DoD tries to clear its cloud fog

Tom Temin outlines why recent cloud strategies released by the Defense Department read more like a way of backing into what the department has already been doin...

Like many federal agencies have done, Federal News Network has undergone a major technology upgrade. It came in connection with a move to a new building space, along with our sister operation WTOP. The old technology infrastructure worked okay, but it was the crumbling building we occupied that prompted the move. Now we’re in highly functional and snazzy new quarters.

My colleagues and I have spent the last few days learning the new operating systems, while our techies and contractors have been working ’round the clock to squash the myriad little bugs that always accompany these moves. It takes a little while to return to full productivity.

In the meantime a couple of things crossed my desk, so to speak, that caught my eye.

One is an unclassified, Feb. 4 memo from Patrick Shanahan, acting Defense Department secretary. It purports to establish a cloud computing strategy for DoD. The 18-page strategy was followed by a press release from Dana Deasy, DoD chief information officer. I guess it’s a strategy, but it reads more like a way of backing into what the department has already been doing in cloud computing.

It was a slightly strange document. I thought DoD already had a cloud strategy. It’s certainly had plenty of cloud procurements. And it’s built several of its own clouds or cloud-like data centers in recent years, such as MilCloud 2.0 and earlier software development clouds at the Defense Information Systems Agency. The armed services too are moving along on their own cloud strategies.

The Shanahan strategy has a lot of bullet points about why cloud is suited to the DoD of the future.

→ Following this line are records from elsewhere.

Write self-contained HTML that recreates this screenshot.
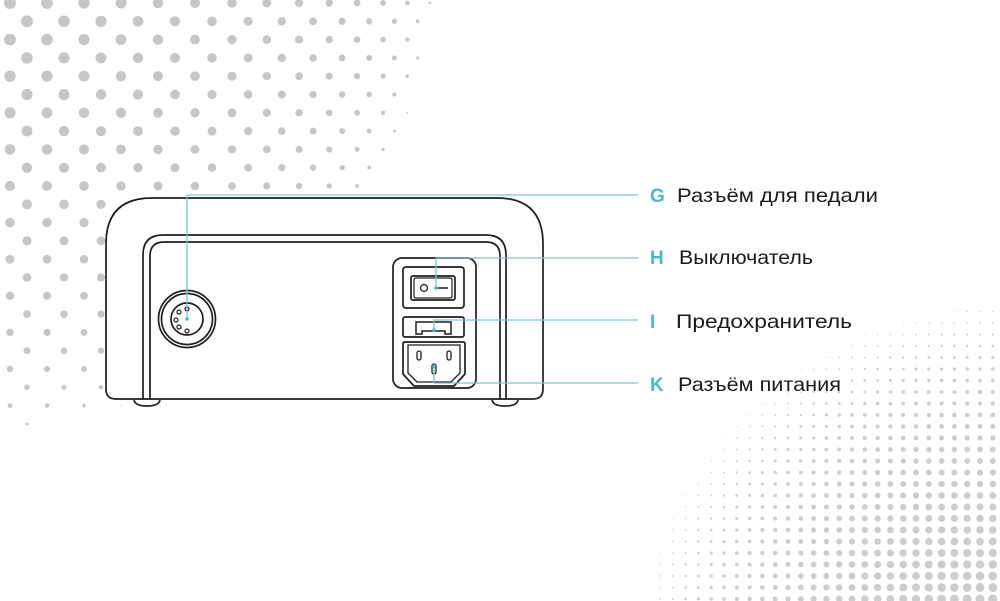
<!DOCTYPE html>
<html><head><meta charset="utf-8"><style>
html,body{margin:0;padding:0;background:#fff;width:1000px;height:601px;overflow:hidden}
svg{display:block}
.lbl{font-family:"Liberation Sans",sans-serif;font-size:19.5px;fill:#1a1a1a}
.let{font-family:"Liberation Sans",sans-serif;font-size:19px;font-weight:bold;fill:#4fb8c0}
</style></head><body>
<svg id="s" width="1000" height="601" viewBox="0 0 1000 601" xmlns="http://www.w3.org/2000/svg">
<g id="dots" fill="#c6c6c6"></g>
<g id="dots2" fill="#cdcdcd"></g>
<g fill="none" stroke="#1e1e1e" stroke-width="1.7">
<path d="M106 389 L106 244 Q106 198 152 198 L497 198 Q543 198 543 244 L543 389 Q543 399 533 399 L116 399 Q106 399 106 389 Z" fill="#fff"/>
<path d="M134 400 Q135 406 147 406 Q159 406 160 400"/>
<path d="M492 400 Q493 406 505 406 Q517 406 518 400"/>
<path d="M143 399 L143 255 Q143 235 163 235 L486 235 Q506 235 506 255 L506 399"/>
<path d="M150 399 L150 256 Q150 242 164 242 L486 242 Q500 242 500 256 L500 399"/>
<circle cx="187" cy="319" r="28.5"/>
<circle cx="187" cy="319" r="25.5"/>
<circle cx="187" cy="319" r="16"/>
<g stroke-width="1.2"><circle cx="187" cy="309" r="2"/><circle cx="179" cy="312" r="2"/><circle cx="176" cy="320" r="2"/><circle cx="179" cy="327" r="2"/><circle cx="187" cy="331" r="2"/></g>
<rect x="393" y="258" width="83" height="130" rx="9"/>
<rect x="403" y="267" width="61" height="41" rx="3"/>
<rect x="411" y="276" width="44" height="24" rx="2"/>
<rect x="414" y="278" width="38" height="20" rx="1.5" stroke-width="1.2"/>
<circle cx="424" cy="288" r="3.5" stroke-width="1.3"/>
<line x1="437" y1="288" x2="448" y2="288" stroke-width="1.5"/>
<rect x="403" y="317" width="61" height="20" rx="2"/>
<path d="M416 322 L451 322 L451 334 L445 334 L445 331 L422 331 L422 334 L416 334 Z" stroke-width="1.5"/>
<path d="M405 342 L463 342 Q465 342 465 344 L465 374 L454 386 L414 386 L403 374 L403 344 Q403 342 405 342 Z"/>
<path d="M408 345 L460 345 L460 373 L451 382 L417 382 L408 373 Z" stroke-width="1.3"/>
<rect x="417" y="351" width="4" height="9" rx="2" stroke-width="1.3"/>
<rect x="447" y="351" width="4" height="9" rx="2" stroke-width="1.3"/>
<rect x="432" y="364" width="4" height="10" rx="2" stroke-width="1.3"/>
</g>
<g stroke="#7cc6cb" stroke-width="1.3" fill="none">
<path d="M187 319 L187 195 L638 195"/>
<path d="M436 288 L436 258 L638 258"/>
<path d="M434 330 L434 320 L638 320"/>
<path d="M434 366 L434 383 L638 383"/>
</g>
<g fill="#4fb8c0"><circle cx="187" cy="319" r="1.8"/><circle cx="436" cy="288" r="1.8"/><circle cx="434" cy="330" r="1.8"/><circle cx="434" cy="366" r="1.8"/></g>
<text class="let" x="650" y="202">G</text>
<text class="lbl" x="677" y="202" textLength="201" lengthAdjust="spacingAndGlyphs">Разъём для педали</text>
<text class="let" x="650" y="264">H</text>
<text class="lbl" x="679" y="264" textLength="134" lengthAdjust="spacingAndGlyphs">Выключатель</text>
<text class="let" x="650" y="328">I</text>
<text class="lbl" x="676" y="328" textLength="176" lengthAdjust="spacingAndGlyphs">Предохранитель</text>
<text class="let" x="650" y="391">K</text>
<text class="lbl" x="678" y="391" textLength="163" lengthAdjust="spacingAndGlyphs">Разъём питания</text>
</svg>
<script>
(function(){
var g=document.getElementById('dots'),h='';
for(var r=0;r<24;r++){
 var y=3+r*18.3;
 var x=(r%2)?27:10;
 while(x<520){
  var d=Math.sqrt((x+60)*(x+60)+(y+60)*(y+60));
  var R=500;
  if(d<R){
   var t=1-d/R;
   var rad=6.5*Math.pow(t,0.35);
   if(rad>0.5) h+='<circle cx="'+x.toFixed(1)+'" cy="'+y.toFixed(1)+'" r="'+rad.toFixed(2)+'"/>';
  }
  var step=37-Math.max(0,x-200)*0.07;
  if(step<14)step=14;
  x+=step;
 }
}
g.innerHTML=h;
var g2=document.getElementById('dots2'),h2='';
for(var yy=300;yy<610;yy+=11.5){
 for(var xx=660;xx<1010;xx+=12.8){
  var dx=xx-1010,dy=yy-680;
  var d2=Math.sqrt(dx*dx+dy*dy);
  var R2=390;
  if(d2>R2)continue;
  var t2=1-d2/R2;
  var rad2=5.5*Math.pow(t2,0.75);
  if(rad2<0.45)continue;
  h2+='<circle cx="'+xx.toFixed(1)+'" cy="'+yy.toFixed(1)+'" r="'+rad2.toFixed(2)+'"/>';
 }
}
g2.innerHTML=h2;
})();
</script>
</body></html>
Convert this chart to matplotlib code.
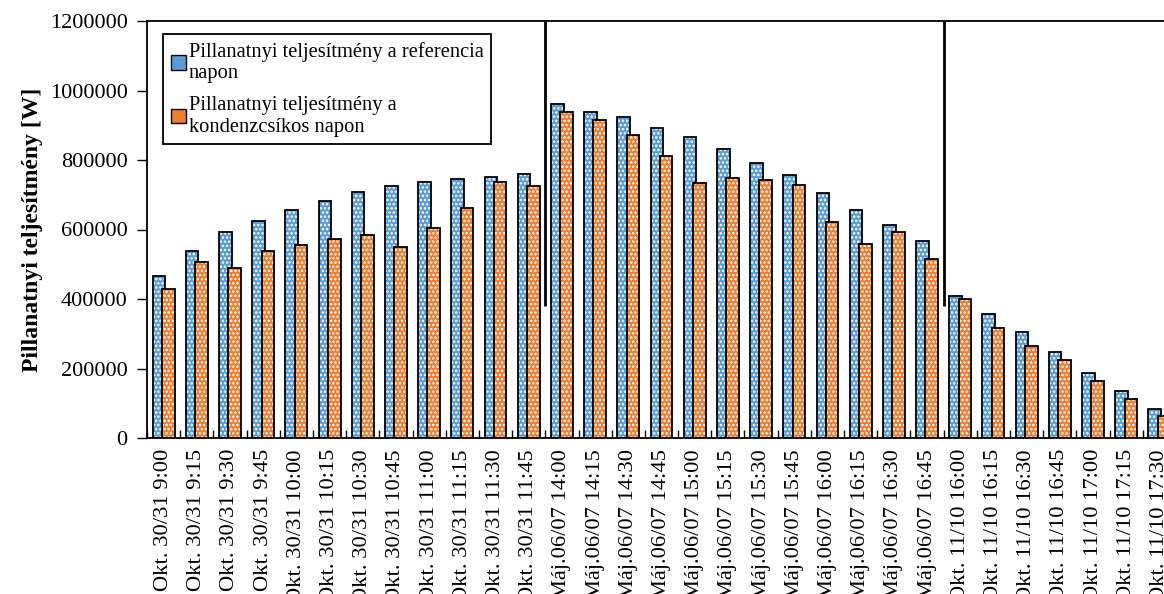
import numpy as np
import matplotlib
matplotlib.use('Agg')
import matplotlib.pyplot as plt
from matplotlib.patches import Patch
from matplotlib.ticker import FuncFormatter

plt.rcParams['font.family'] = ['Liberation Serif', 'DejaVu Serif']
plt.rcParams['hatch.linewidth'] = 1.2

labels = [
    'Okt. 30/31 9:00', 'Okt. 30/31 9:15', 'Okt. 30/31 9:30', 'Okt. 30/31 9:45',
    'Okt. 30/31 10:00', 'Okt. 30/31 10:15', 'Okt. 30/31 10:30', 'Okt. 30/31 10:45',
    'Okt. 30/31 11:00', 'Okt. 30/31 11:15', 'Okt. 30/31 11:30', 'Okt. 30/31 11:45',
    'Máj.06/07 14:00', 'Máj.06/07 14:15', 'Máj.06/07 14:30', 'Máj.06/07 14:45',
    'Máj.06/07 15:00', 'Máj.06/07 15:15', 'Máj.06/07 15:30', 'Máj.06/07 15:45',
    'Máj.06/07 16:00', 'Máj.06/07 16:15', 'Máj.06/07 16:30', 'Máj.06/07 16:45',
    'Okt. 11/10 16:00', 'Okt. 11/10 16:15', 'Okt. 11/10 16:30', 'Okt. 11/10 16:45',
    'Okt. 11/10 17:00', 'Okt. 11/10 17:15', 'Okt. 11/10 17:30',
]

# referencia nap
referencia = [466000, 539000, 593000, 624000, 656000, 682000, 708000, 725000,
              737000, 745000, 751000, 759000,
              960000, 939000, 923000, 893000, 865000, 831000, 790000, 758000,
              705000, 656000, 612000, 568000,
              408000, 357000, 304000, 247000, 186000, 135000, 83000]

# kondenzcsíkos nap
kondenzcsikos = [429000, 507000, 488000, 537000, 556000, 573000, 584000, 550000,
                 604000, 662000, 737000, 726000,
                 937000, 916000, 872000, 811000, 733000, 748000, 742000, 729000,
                 621000, 557000, 593000, 515000,
                 400000, 316000, 265000, 224000, 165000, 112000, 63000]

blue = '#5b9bd5'
orange = '#ed7d31'

fig = plt.figure(figsize=(11.64, 5.94), dpi=100)
ax = fig.add_axes([147 / 1164, 156 / 594, 1029 / 1164, 417 / 594])

x = np.arange(len(labels))
w = 0.38
off = 0.14

# kitöltés pöttyös mintával, majd fekete keret
ax.bar(x - off, referencia, w, color=blue, edgecolor='white', hatch='....', linewidth=0, zorder=2)
ax.bar(x - off, referencia, w, fill=False, edgecolor='black', linewidth=1.3, zorder=3)
ax.bar(x + off, kondenzcsikos, w, color=orange, edgecolor='white', hatch='....', linewidth=0, zorder=4)
ax.bar(x + off, kondenzcsikos, w, fill=False, edgecolor='black', linewidth=1.3, zorder=5)

# napok határai
ax.vlines([11.5, 23.5], 380000, 1200000, color='black', linewidth=2, zorder=6)

ax.set_xlim(-0.5, len(labels) - 0.5)
ax.set_ylim(0, 1200000)
ax.set_yticks(np.arange(0, 1200001, 200000))
ax.yaxis.set_major_formatter(FuncFormatter(lambda v, p: f'{int(v)}'))
ax.tick_params(axis='y', labelsize=16, direction='out', length=7, width=1, pad=7)

ax.set_xticks(x)
ax.set_xticklabels(labels, rotation=90, fontsize=16.2)
ax.tick_params(axis='x', which='major', length=0, pad=8)
ax.set_xticks(np.arange(-0.5, len(labels), 1), minor=True)
ax.tick_params(axis='x', which='minor', direction='in', length=6, width=1)

for s in ax.spines.values():
    s.set_linewidth(1.3)

ax.set_ylabel('Pillanatnyi teljesítmény [W]', fontsize=17, fontweight='bold', labelpad=5)

handles = [
    Patch(facecolor=blue, edgecolor='black', linewidth=1),
    Patch(facecolor=orange, edgecolor='black', linewidth=1),
]
leg = ax.legend(handles,
                ['Pillanatnyi teljesítmény a referencia\nnapon',
                 'Pillanatnyi teljesítmény a\nkondenzcsíkos napon'],
                loc='upper left', bbox_to_anchor=(0.0155, 0.969), borderaxespad=0,
                fontsize=14.8, handlelength=0.72, handleheight=0.72, handletextpad=0.15,
                labelspacing=0.6, borderpad=0.38, fancybox=False, framealpha=1,
                edgecolor='black')
leg.get_frame().set_linewidth(1.3)

plt.savefig('out.png', dpi=100)
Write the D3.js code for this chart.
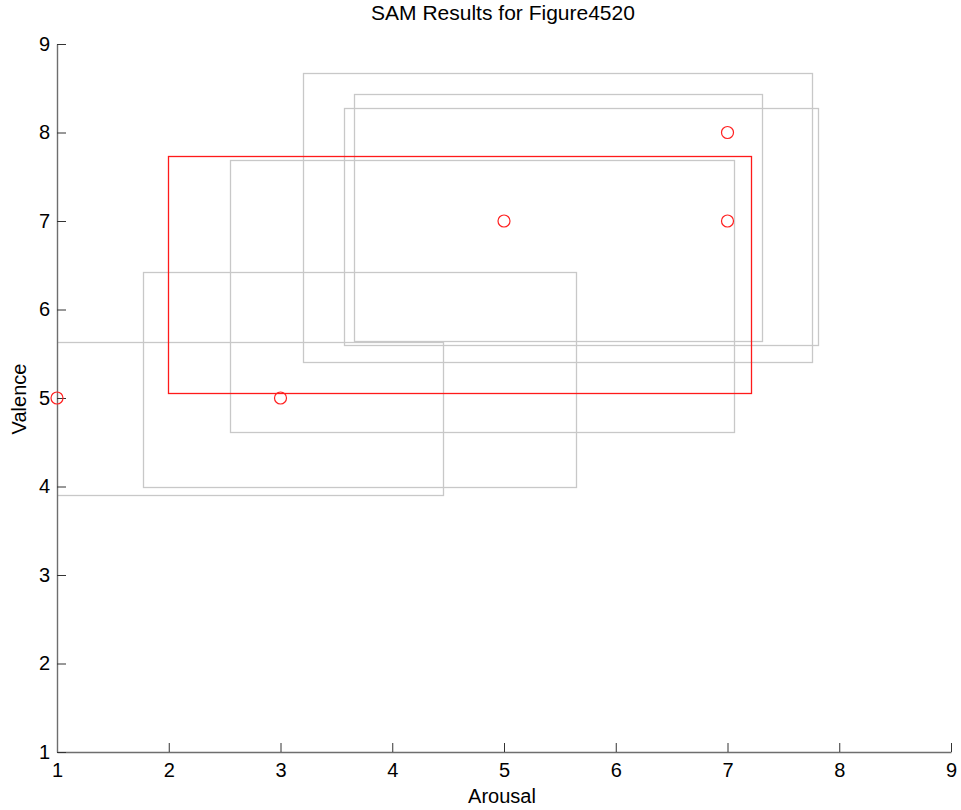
<!DOCTYPE html>
<html>
<head>
<meta charset="utf-8">
<script src="https://cdn.jsdelivr.net/npm/d3@7"></script>
<style>
  html, body { margin: 0; padding: 0; background: #fff; }
  svg { display: block; }
  text { font-family: Arial, "Liberation Sans", Helvetica, sans-serif; fill: #000; }
</style>
</head>
<body>
<svg id="chart" width="961" height="810"></svg>
<script>
// ---- Data ----
const titleText = "SAM Results for Figure4520";
const xLabel = "Arousal";
const yLabel = "Valence";
const xTicks = [1, 2, 3, 4, 5, 6, 7, 8, 9];
const yTicks = [1, 2, 3, 4, 5, 6, 7, 8, 9];

// individual responses (red circles)
const pointArousal = [1, 3, 5, 7, 7];
const pointValence = [5, 5, 7, 7, 8];

// red rectangle (this figure's spread)
const redXMin = [1.99];
const redXMax = [7.21];
const redYMin = [5.06];
const redYMax = [7.74];

// gray rectangles (other figures)
const grayXMin = [3.20, 3.66, 3.57, 2.55, 1.77, 0.90];
const grayXMax = [7.76, 7.31, 7.81, 7.06, 5.64, 4.45];
const grayYMin = [5.41, 5.64, 5.60, 4.62, 4.00, 3.90];
const grayYMax = [8.67, 8.43, 8.28, 7.69, 6.42, 5.63];

// ---- Layout ----
const svg = d3.select("#chart");
const x = d3.scaleLinear().domain([1, 9]).range([57, 951]);
const y = d3.scaleLinear().domain([1, 9]).range([752, 44]);
const px = v => Math.round(x(v)) + 0.5;
const py = v => Math.round(y(v)) + 0.5;

svg.append("defs").append("clipPath").attr("id", "plotclip")
  .append("rect").attr("x", 57).attr("y", 44).attr("width", 894).attr("height", 708);

const plot = svg.append("g").attr("clip-path", "url(#plotclip)");

const grayRects = grayXMin.map((d, i) => ({x0: d, x1: grayXMax[i], y0: grayYMin[i], y1: grayYMax[i]}));
plot.selectAll("rect.gray").data(grayRects).enter().append("rect")
  .attr("class", "gray")
  .attr("x", d => px(d.x0))
  .attr("y", d => py(d.y1))
  .attr("width", d => px(d.x1) - px(d.x0))
  .attr("height", d => py(d.y0) - py(d.y1))
  .attr("fill", "none")
  .attr("stroke", "#c8c8c8")
  .attr("stroke-width", 1.3);

const redRects = redXMin.map((d, i) => ({x0: d, x1: redXMax[i], y0: redYMin[i], y1: redYMax[i]}));
plot.selectAll("rect.red").data(redRects).enter().append("rect")
  .attr("class", "red")
  .attr("x", d => px(d.x0))
  .attr("y", d => py(d.y1))
  .attr("width", d => px(d.x1) - px(d.x0))
  .attr("height", d => py(d.y0) - py(d.y1))
  .attr("fill", "none")
  .attr("stroke", "#ff1a1a")
  .attr("stroke-width", 1.3);

// ---- Axes ----
const xAxis = d3.axisBottom(x).tickValues(xTicks).tickSizeInner(-9).tickSizeOuter(0).tickPadding(11);
const yAxis = d3.axisLeft(y).tickValues(yTicks).tickSizeInner(-9).tickSizeOuter(0).tickPadding(7);

const gx = svg.append("g").attr("transform", "translate(0,752)").call(xAxis);
const gy = svg.append("g").attr("transform", "translate(57,0)").call(yAxis);

[gx, gy].forEach(g => {
  g.select(".domain").attr("stroke", "#6e6e6e").attr("stroke-width", 1.4);
  g.selectAll(".tick line").attr("stroke", "#333").attr("stroke-width", 1);
  g.selectAll(".tick text").attr("font-size", 20).attr("fill", "#000")
    .attr("font-family", "Arial, 'Liberation Sans', sans-serif");
});
gx.selectAll(".tick text").attr("dy", "0.71em");

// ---- Points ----
const pts = pointArousal.map((d, i) => ({a: d, v: pointValence[i]}));
svg.append("g").selectAll("circle").data(pts).enter().append("circle")
  .attr("cx", d => x(d.a))
  .attr("cy", d => y(d.v))
  .attr("r", 6)
  .attr("fill", "none")
  .attr("stroke", "#ff2020")
  .attr("stroke-width", 1.2);

// ---- Labels ----
svg.append("text").attr("x", 503).attr("y", 20).attr("text-anchor", "middle")
  .attr("font-size", 21).text(titleText);
svg.append("text").attr("x", 502).attr("y", 803).attr("text-anchor", "middle")
  .attr("font-size", 20).text(xLabel);
svg.append("text").attr("transform", "translate(26,399) rotate(-90)").attr("text-anchor", "middle")
  .attr("font-size", 20).text(yLabel);
</script>
</body>
</html>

But a strong subtext seems aimed at establishing confidence in its troubled Joint Enterprise Defense Infrastructure — or JEDI — program. Shanahan and Deasy call this to-be-awarded, multi-billion-dollar acquisition the “general purpose” cloud that the department will push its components into. Other acquisitions will buy “fit-for-purpose” cloud services. That was an oblique reference to another big program called DEOS, or Defense Enterprise Office Solutions. That’ll presumably go to Google or Microsoft.

Reading between the lines it seems like Shanahan and Deasy are trying to justify the JEDI approach. That is, all the $10 billion will go to a single winning vendor. Some in the industry feel JEDI is wired to Amazon Web Services. Oracle Corp. protested on this ground but lost at the Government Accountability Office. It currently has a new suit in the Court of Federal Claims.

In the strategy, Shanahan emphasized the seeming supercomputer-like capabilities of the cloud for hosting artificial intelligence applications. Super-computing people will disagree. More compelling is Shanahan’s case for spending control that goes with on-demand computing.

Shanahan also wrote that the department lacks in-house skill in cloud understanding, testing and security evaluation. He said “decisions are being made at high levels without in-house technical expertise as advisors. The department must invest in its own future by building technical knowledge within.”

That makes sense. DoD wouldn’t buy anything else strategic without in-house expertise. But it inadvertently raises the possibility that the staff the department does have could be led on by a given would-be contractor.